7. Keep your postings education-oriented. Avoid discussing plans for the weekend, etc.

This week I would like you to use your imagination. You have just won the lottery and will leave your teaching post immediately to travel around the world. As you leave your keys you meet your replacement. You are asked to give this new teacher just ONE piece of advice. What would that be, and why? Enjoy your world expedition!

Blog Post - Week 7
This past week in my own teaching I felt a little disconnected which prompts my question to you, "What was the moment (or moments) when I felt most disconnected or disengaged as a teacher - the moment(s) I said to myself, I'm just going through the motions here?"

Fall Semester 2016 Blog Post - Week 6
For the past couple of weeks you have experienced asynchronous online learning (doing modules by yourself).
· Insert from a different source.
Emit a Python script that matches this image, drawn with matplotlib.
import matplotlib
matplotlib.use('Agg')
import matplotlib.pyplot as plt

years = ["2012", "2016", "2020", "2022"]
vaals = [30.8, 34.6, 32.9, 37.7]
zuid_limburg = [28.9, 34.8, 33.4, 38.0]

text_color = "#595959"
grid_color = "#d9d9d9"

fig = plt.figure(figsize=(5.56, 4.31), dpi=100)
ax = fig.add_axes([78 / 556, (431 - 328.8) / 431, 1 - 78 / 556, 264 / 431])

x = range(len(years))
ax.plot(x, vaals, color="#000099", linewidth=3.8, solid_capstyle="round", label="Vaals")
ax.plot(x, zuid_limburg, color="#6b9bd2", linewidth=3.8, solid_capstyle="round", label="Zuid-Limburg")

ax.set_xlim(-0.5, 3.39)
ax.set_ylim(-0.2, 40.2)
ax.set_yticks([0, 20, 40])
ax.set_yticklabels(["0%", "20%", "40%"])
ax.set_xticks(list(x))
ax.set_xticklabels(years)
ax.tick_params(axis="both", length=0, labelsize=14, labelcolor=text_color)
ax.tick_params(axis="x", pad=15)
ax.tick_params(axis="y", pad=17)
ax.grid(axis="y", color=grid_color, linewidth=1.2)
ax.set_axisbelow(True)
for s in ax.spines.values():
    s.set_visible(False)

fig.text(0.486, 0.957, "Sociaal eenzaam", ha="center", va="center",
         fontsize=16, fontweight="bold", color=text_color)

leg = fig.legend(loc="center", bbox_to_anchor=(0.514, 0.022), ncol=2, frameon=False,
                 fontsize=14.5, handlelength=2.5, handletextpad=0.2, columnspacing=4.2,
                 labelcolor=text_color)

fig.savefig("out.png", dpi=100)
Previously this semester you have experienced synchronous online learning (all together in the Collaborate room). Which do you think is more effective and why do you think that? Which do you like better, and why?

Fall Semester 2016 Blog Post - Week 5
This week we have what we call "open mic." You can write a post about anything related to your teaching that you would like responses from your classmates.
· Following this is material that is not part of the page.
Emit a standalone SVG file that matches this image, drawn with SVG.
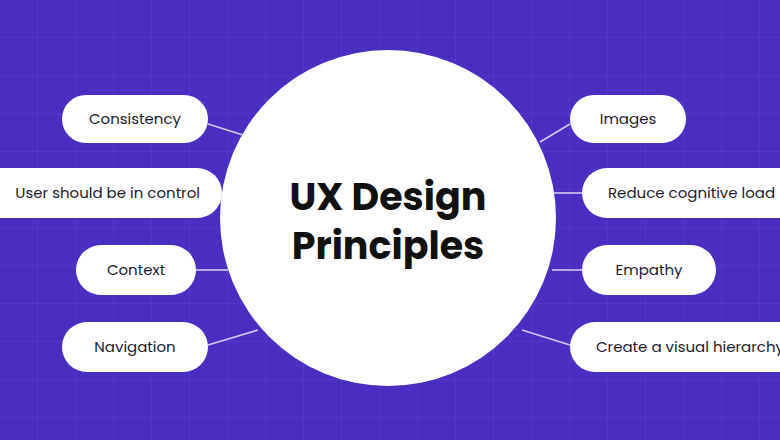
<svg xmlns="http://www.w3.org/2000/svg" width="780" height="440" viewBox="0 0 780 440">
<defs>
<style>
.pill{fill:#fff}
.t{font-family:"Poppins","Inter","Liberation Sans",sans-serif;font-size:15px;fill:#1a1a2e}
.c{stroke:#fff;stroke-width:1.6;opacity:0.75}
.g{stroke:#6a52d6;stroke-width:1;opacity:0.5;fill:none}
</style>
<pattern id="grid" width="38" height="38" patternUnits="userSpaceOnUse">
<path d="M38 0V38M0 38H38" class="g"/>
</pattern>
</defs>
<rect width="780" height="440" fill="#4a2ec2"/>
<rect width="780" height="440" fill="url(#grid)"/>
<g id="connectors">
<line class="c" x1="208" y1="124" x2="243" y2="135"/>
<line class="c" x1="222" y1="193" x2="232" y2="193"/>
<line class="c" x1="196" y1="270" x2="228" y2="270"/>
<line class="c" x1="208" y1="345" x2="258" y2="330"/>
<line class="c" x1="570" y1="124" x2="540" y2="142"/>
<line class="c" x1="582" y1="193" x2="554" y2="193"/>
<line class="c" x1="582" y1="270" x2="552" y2="270"/>
<line class="c" x1="570" y1="345" x2="522" y2="330"/>
</g>
<g id="center">
<circle cx="388" cy="218" r="168" fill="#fff"/>
<text x="388" y="210" text-anchor="middle" font-family="Poppins,Inter,'Liberation Sans',sans-serif" font-weight="700" font-size="38" fill="#111">UX Design</text>
<text x="388" y="259" text-anchor="middle" font-family="Poppins,Inter,'Liberation Sans',sans-serif" font-weight="700" font-size="38" fill="#111">Principles</text>
</g>
<g id="consistency"><rect class="pill" x="62" y="95" width="146" height="48" rx="24"/><text class="t" x="135" y="124" text-anchor="middle">Consistency</text></g>
<g id="control"><rect class="pill" x="-60" y="168" width="282" height="50" rx="25"/><text class="t" x="200" y="198" text-anchor="end" font-size="16">User should be in control</text></g>
<g id="context"><rect class="pill" x="76" y="245" width="120" height="50" rx="25"/><text class="t" x="136" y="275" text-anchor="middle">Context</text></g>
<g id="navigation"><rect class="pill" x="62" y="322" width="146" height="50" rx="25"/><text class="t" x="135" y="352" text-anchor="middle">Navigation</text></g>
<g id="images"><rect class="pill" x="570" y="95" width="116" height="48" rx="24"/><text class="t" x="628" y="124" text-anchor="middle">Images</text></g>
<g id="reduce"><rect class="pill" x="582" y="168" width="260" height="50" rx="25"/><text class="t" x="608" y="198">Reduce cognitive load</text></g>
<g id="empathy"><rect class="pill" x="582" y="245" width="134" height="50" rx="25"/><text class="t" x="649" y="275" text-anchor="middle">Empathy</text></g>
<g id="hierarchy"><rect class="pill" x="570" y="322" width="270" height="50" rx="25"/><text class="t" x="596" y="352">Create a visual hierarchy</text></g>
</svg>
Fall Semester 2016 Blog Post - Week 4
Here is this week's question: "What was the event that most took me surprise this week - and event that shook me up, caught me off guard, gave me a jolt, or made me unexpectedly happy?"

Fall Semester 2016 Blog Post - Week 3
Please write a post about the following question, "In thinking about my past week teaching what is one thing I would do differently, and why?"
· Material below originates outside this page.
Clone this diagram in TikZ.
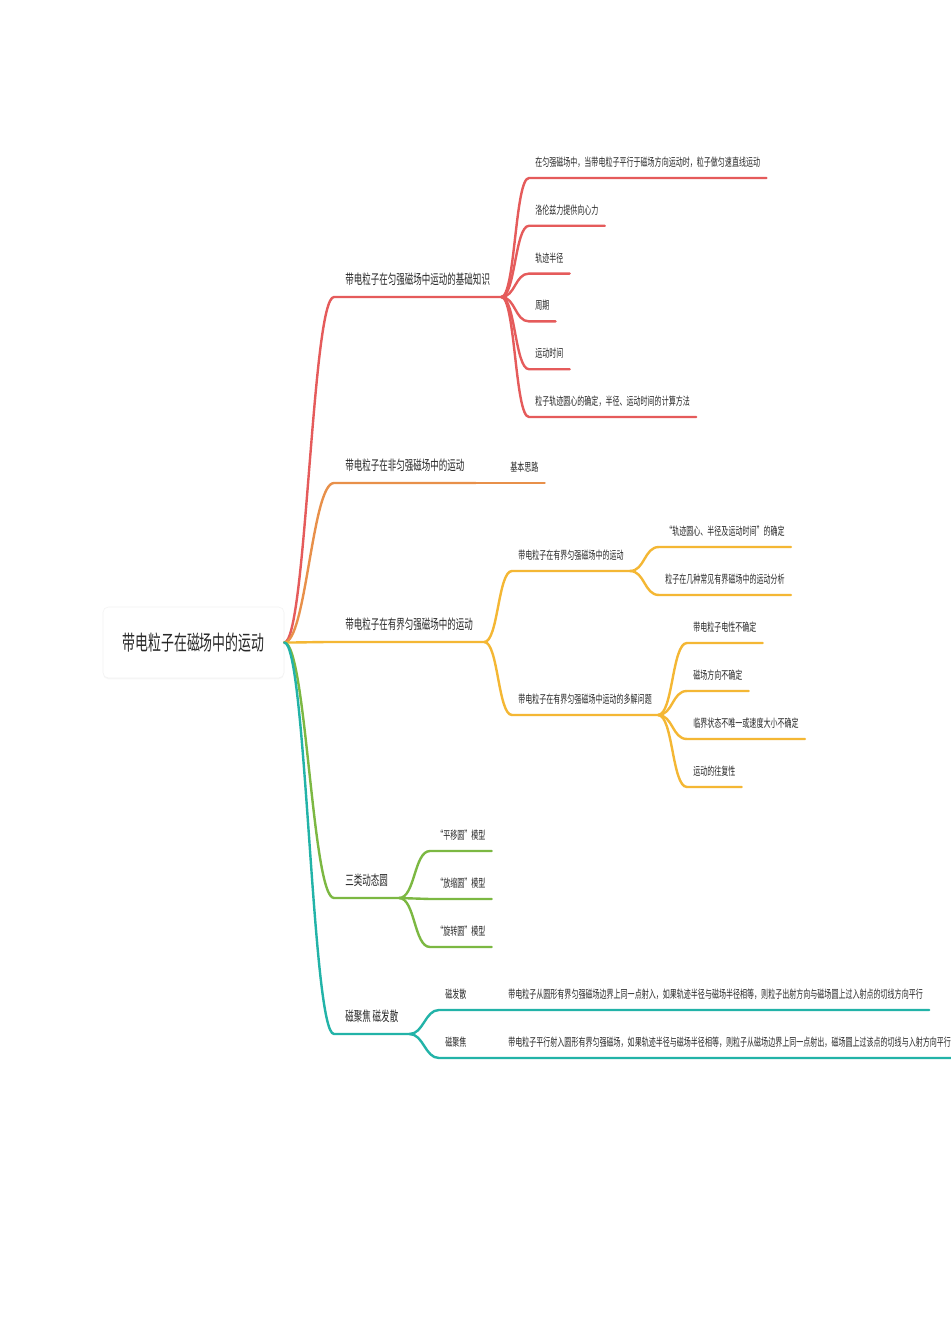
\documentclass[tikz,border=0pt]{standalone}
\usepackage{fontspec}
\usepackage{tikz}
\usetikzlibrary{shadows}
\newfontfamily\cjk[FakeStretch=0.62]{Noto Sans CJK SC}
\definecolor{mmred}{RGB}{229, 91, 91}
\definecolor{mmorange}{RGB}{232, 144, 74}
\definecolor{mmyellow}{RGB}{244, 183, 52}
\definecolor{mmgreen}{RGB}{124, 184, 66}
\definecolor{mmteal}{RGB}{34, 179, 168}
\definecolor{mmtext}{RGB}{40, 40, 40}

\tikzset{
  rootbox/.style={draw=black!5, fill=white, rounded corners=4pt,
    minimum width=135.75pt, minimum height=53.25pt, text=mmtext,
    font=\cjk\fontsize{15.6pt}{18pt}\selectfont,
    drop shadow={opacity=0.06, shadow xshift=0pt, shadow yshift=-1pt}},
  topic/.style={anchor=south west, inner xsep=8.25pt, inner ysep=0pt,
    text depth=8.9pt, text=mmtext, font=\cjk\fontsize{10.3pt}{12pt}\selectfont},
  leaf/.style={anchor=south west, inner xsep=4.5pt, inner ysep=0pt,
    text depth=8.4pt, text=mmtext, font=\cjk\fontsize{8.5pt}{10pt}\selectfont},
  branch/.style={line width=1.8pt, line cap=round}
}

\begin{document}
\begin{tikzpicture}[x=0.75pt, y=-0.75pt]
\fill[white] (0,0) rectangle (950,1344);
\useasboundingbox (0,0) rectangle (950,1344);

% root
\node[rootbox] (root) at (193.5,642.5) {带电粒子在磁场中的运动};

% main topics
\node[topic] (basics) at (334,297) {带电粒子在匀强磁场中运动的基础知识};
\node[topic] (nonuni) at (334,483) {带电粒子在非匀强磁场中的运动};
\node[topic] (bounded) at (334,642) {带电粒子在有界匀强磁场中的运动};
\node[topic] (dyncircle) at (334,898) {三类动态圆};
\node[topic] (focus) at (334,1034) {磁聚焦 磁发散};

\draw[branch, mmred] (root.east) .. controls +(22,0) and +(-22,0) .. (basics.south west) -- (basics.south east);
\draw[branch, mmorange] (root.east) .. controls +(22,0) and +(-22,0) .. (nonuni.south west) -- (nonuni.south east);
\draw[branch, mmyellow] (root.east) .. controls +(22,0) and +(-22,0) .. (bounded.south west) -- (bounded.south east);
\draw[branch, mmgreen] (root.east) .. controls +(22,0) and +(-22,0) .. (dyncircle.south west) -- (dyncircle.south east);
\draw[branch, mmteal] (root.east) .. controls +(22,0) and +(-22,0) .. (focus.south west) -- (focus.south east);

% basics
\foreach \n/\t [count=\i from 0] in {r1/在匀强磁场中，当带电粒子平行于磁场方向运动时，粒子做匀速直线运动,
    r2/洛伦兹力提供向心力, r3/轨迹半径, r4/周期, r5/运动时间,
    r6/粒子轨迹圆心的确定，半径、运动时间的计算方法} {
  \node[leaf] (\n) at (529,178+47.8*\i) {\t};
  \draw[branch, mmred] (basics.south east) .. controls +(14,0) and +(-14,0) .. (\n.south west) -- (\n.south east);
}

% non-uniform field
\node[leaf] (idea) at (504,483) {基本思路};
\draw[branch, mmorange] (nonuni.south east) -- (idea.south west) -- (idea.south east);

% bounded field
\node[leaf] (motion) at (512,571) {带电粒子在有界匀强磁场中的运动};
\node[leaf] (multi) at (512,715) {带电粒子在有界匀强磁场中运动的多解问题};
\foreach \n in {motion, multi}
  \draw[branch, mmyellow] (bounded.south east) .. controls +(14,0) and +(-14,0) .. (\n.south west) -- (\n.south east);

\node[leaf] (center) at (659,547) {“轨迹圆心、半径及运动时间”的确定};
\node[leaf] (cases) at (659,595) {粒子在几种常见有界磁场中的运动分析};
\foreach \n in {center, cases}
  \draw[branch, mmyellow] (motion.south east) .. controls +(15,0) and +(-15,0) .. (\n.south west) -- (\n.south east);

\foreach \n/\t [count=\i from 0] in {m1/带电粒子电性不确定, m2/磁场方向不确定,
    m3/临界状态不唯一或速度大小不确定, m4/运动的往复性} {
  \node[leaf] (\n) at (687,643+48*\i) {\t};
  \draw[branch, mmyellow] (multi.south east) .. controls +(15,0) and +(-15,0) .. (\n.south west) -- (\n.south east);
}

% dynamic circles
\foreach \n/\t [count=\i from 0] in {shift/“平移圆”模型, scale/“放缩圆”模型, turn/“旋转圆”模型} {
  \node[leaf] (\n) at (430,851+48*\i) {\t};
  \draw[branch, mmgreen] (dyncircle.south east) .. controls +(16,0) and +(-16,0) .. (\n.south west) -- (\n.south east);
}

% focusing / diverging
\node[leaf] (diverge) at (439,1010) {磁发散};
\node[leaf] (converge) at (439,1058) {磁聚焦};
\node[leaf] (divtext) at (502,1010) {带电粒子从圆形有界匀强磁场边界上同一点射入，如果轨迹半径与磁场半径相等，则粒子出射方向与磁场圆上过入射点的切线方向平行};
\node[leaf] (context) at (502,1058) {带电粒子平行射入圆形有界匀强磁场，如果轨迹半径与磁场半径相等，则粒子从磁场边界上同一点射出，磁场圆上过该点的切线与入射方向平行};
\draw[branch, mmteal] (focus.south east) .. controls +(14,0) and +(-14,0) .. (diverge.south west) -- (diverge.south east) -- (divtext.south west) -- (divtext.south east);
\draw[branch, mmteal] (focus.south east) .. controls +(14,0) and +(-14,0) .. (converge.south west) -- (converge.south east) -- (context.south west) -- (context.south east);
\end{tikzpicture}
\end{document}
Fall Semester 2016 Blog Post - Week 2
Please write a post about the following question, " In thinking about my teaching activities this past week, of what do I feel most proud? Why?"

Fall Semester 2016 Blog Post - Week 1
Describe something you used in your program in the first weeks of school that you learned in the summer NTI program. How did it work? Did it get you off to a stronger start than last year?

Monday, October 18, 2010


Toward the end of last year I had several students who passed welder certification tests and were offered employment after graduation. One of the students had very little confidence in himself and his abilities. This student would get mad when he could not immediately complete or master a task and he would throw things around. I spent considerable time with this student in an attempt to teach him to accept the fact that he could do the tasks if he just stuck with it, took it slow, and stopped being frustrated.
My assumption was that this student would not make a good employee and would only last a short time on the job. Was I ever wrong.
The student stopped by my room last week. He had been on the job for 6 months and had even been promoted. He was confident and collected. When I asked him how he did it he said he remembered how we worked in the classroom to learn a task in small pieces at a time learning to master one step before the other. He applied this to each task he was given at the job and it worked for him.
My overall lesson learned is that sometimes when you think a student is not always listening he very well might be.

1 comment:

Freda said...

Mike, this is a wonderful success story. I wrote my blog before I had a chance to read yours. We had very different students. Even though your student would get upset, he still tried. The student I described really does not try. Your student’s persistence and his remembering how to apply himself to finishing a task, has really benefited him in achieving his goal. In the end his desire to succeed really made the difference.